3 Ways the Election Will Be Worse Without the Voting Rights Act

October 28th 2016

The reach of historical consequence is long, especially when it comes to race. Voters in the current election will see for the first time in more than 50 years what some of those consequences are.

That is because in 2013 — in the same summer Trayvon Martin’s killer was declared not guilty — the Supreme Court came to a 5-4 decision in the Shelby County v. Holder case to invalidate the core of the Voting Rights Act of 1965 and made it easier for states that have historically discriminated against people of color to change voting laws.

Bills to restore the Voting Rights Act were introduced in the House by Rep. James Sensenbrenner Jr., R-Wis., in 2014 and 2015, but the bills died in committee. (ATTN: has reached out to the congressman as well as a representative of the subcommittee his bills failed to exit and will update the story if we receive a response.)

The absence of a full Voting Rights Act will have an immediate effect on the first presidential election since the decision came down.

Here are three ways it already has.

1. Nine states no longer need federal approval to change voting laws

The 15th Amendment guaranteed that the right to vote would not be denied due to "race, color, or previous condition of servitude." But states across the country continued in the 95 years since that amendment to make it as difficult as possible for African-Americans to reach the ballot box.

The Voting Rights Act included sections that targeted particular states and counties that historically discriminated against people of color and required that they submit any changes to voting laws to the U.S. Department of Justice for approval before they went into effect.

The 2013 Supreme Court decision gutted these sections, and several states tried to pass laws affecting the voting rights of people of color and Millennials. Several lawsuits resulted for the Department of Justice to field.

In one case, Texas decided mere hours after the Shelby County v. Holder decision to put forward a bill that had previously been struck down for intentional discrimination. It took three years for that voter ID law to be rejected, again, by a federal court.

In total, 14 states have passed new voter restrictions since the last election.

The end result of these long-fought battles for voters is confusion. A recent national survey by Pew Research Center found that about one in five people in states that require photo IDs did not know they lived in states with those requirements.

2. Fewer federal election observers will watch the polls

The history of voting in this country has been, at times, bloody. When legislative tactics failed to stop voters of color from casting ballots, people have used harassment and violence to impede them.

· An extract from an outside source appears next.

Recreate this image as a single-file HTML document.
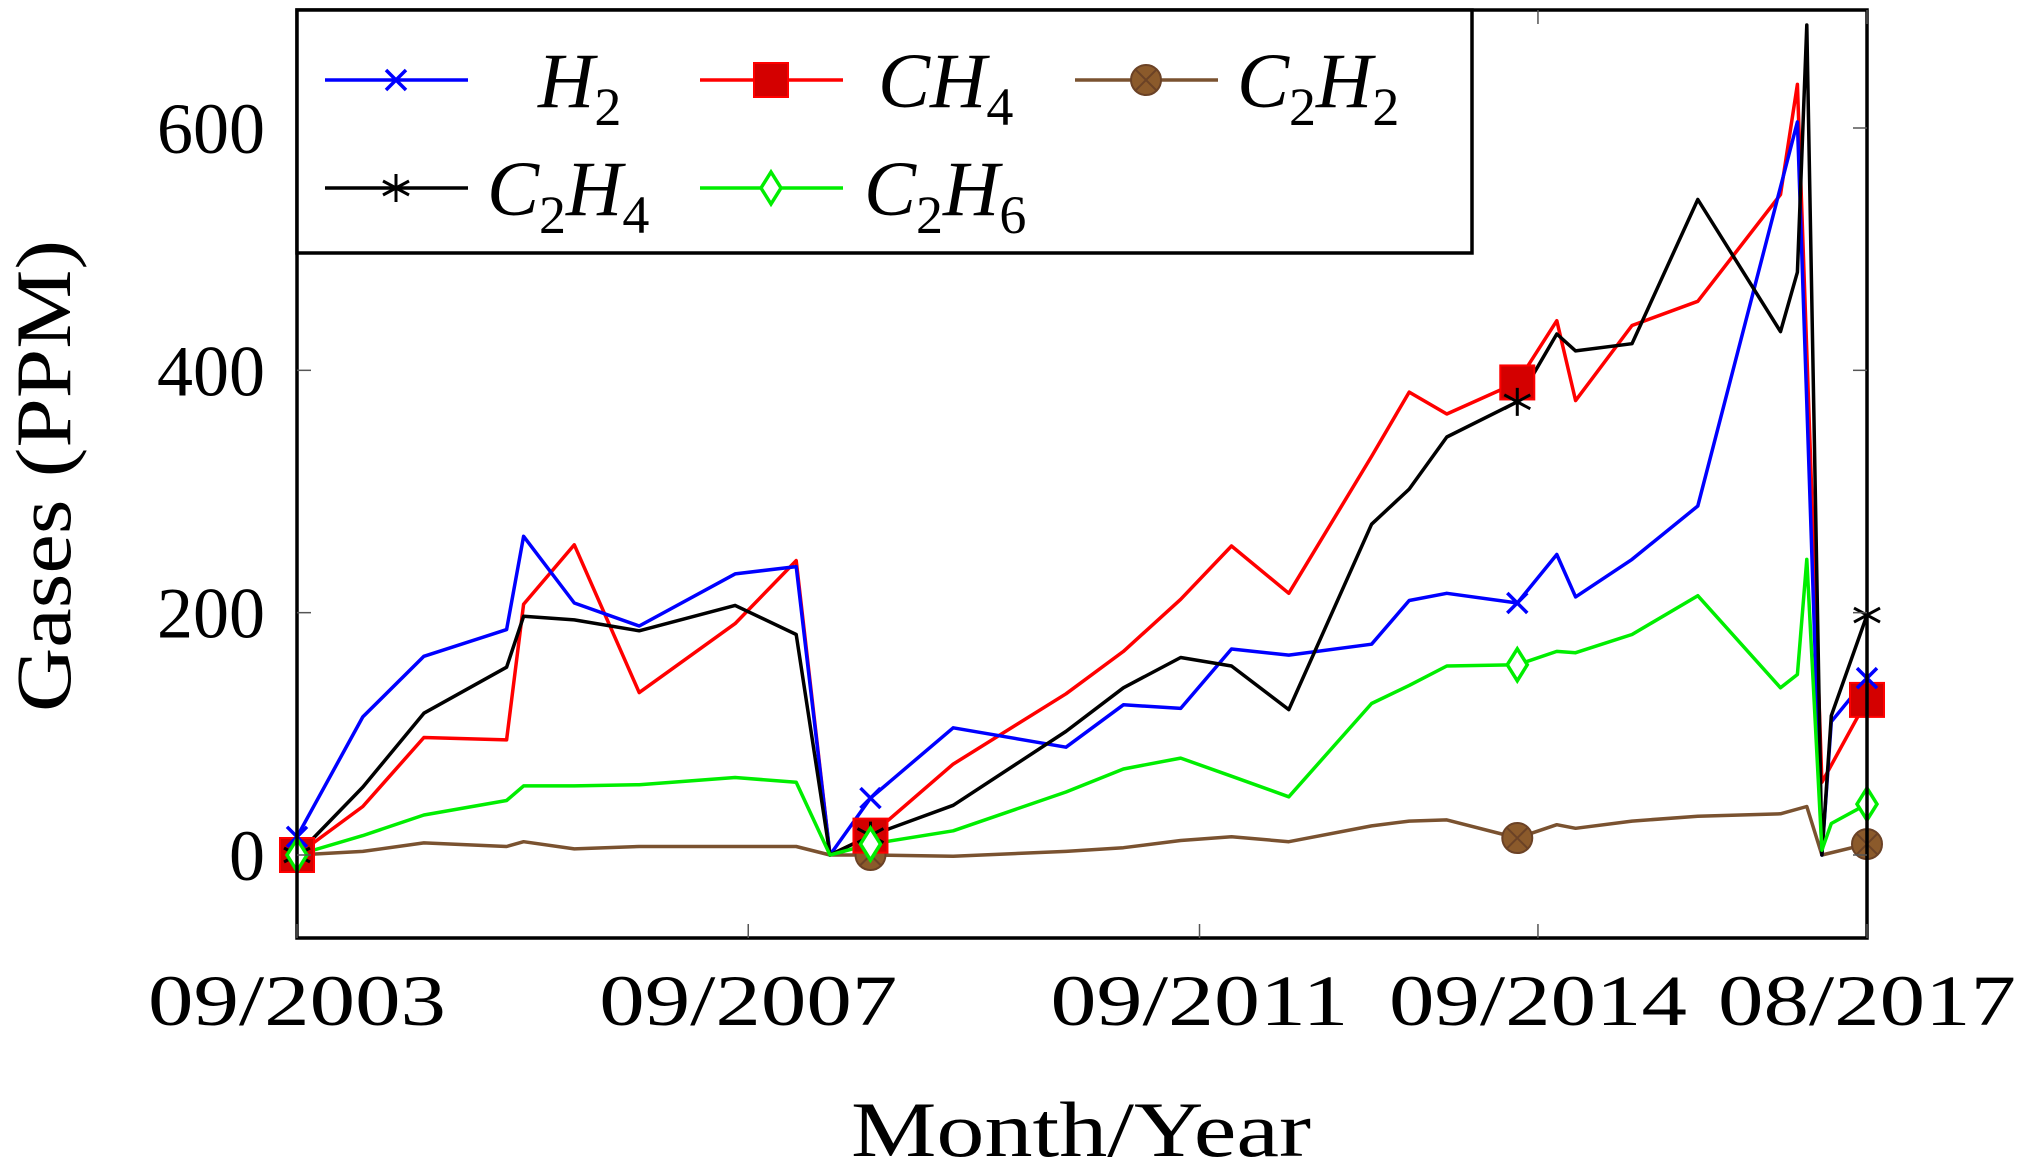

The Department of Justice has historically sent poll watchers to states and counties with this unpleasant history to ensure that elections are fair.

During this election, however, the department will send fewer observers. They will monitor polling sites in only four states — including just one in the South — compared to 13 in 2012.

This is particularly notable in this election, which has been marred by racial violence at rallies for Republican nominee Donald Trump, who has warned his supporters that the election could be stolen if they don’t safeguard it.

3. Lines will be longer at polling stations

Everyone hates long lines. Everyone. The one thing people might hate more: longer lines.

This election season, expect longer lines in states that have decided to reduce the number of early voting locations. Such a decision might have come under review by the Department of Justice in certain states before 2013. This year, Arizona, Georgia, and the battleground state of North Carolina have all reduced such voting.

One North Carolina county that reduced early voting sites to 1 from 16 is home to the predominantly African-American city of Greensboro.

Restricting early voting is only one tool to curb voting seen recently in North Carolina. Earlier this year, a federal court struck down changes that would have, among other things, banned same-day registration:

"Before enacting that law, the legislature requested data on the use, by race, of a number of voting practices. Upon receipt of the race data, the General Assembly enacted legislation that restricted voting and registration in five different ways, all of which disproportionately affected African-Americans."

Long lines at polling sites hold an uncomfortable truth; that what on the surface is an annoyance, on a deeper level is a hindrance to the exercise of the franchise for those who must work continuously to make end’s meet and do not have the luxury to spend two or three hours waiting to fill out a ballot.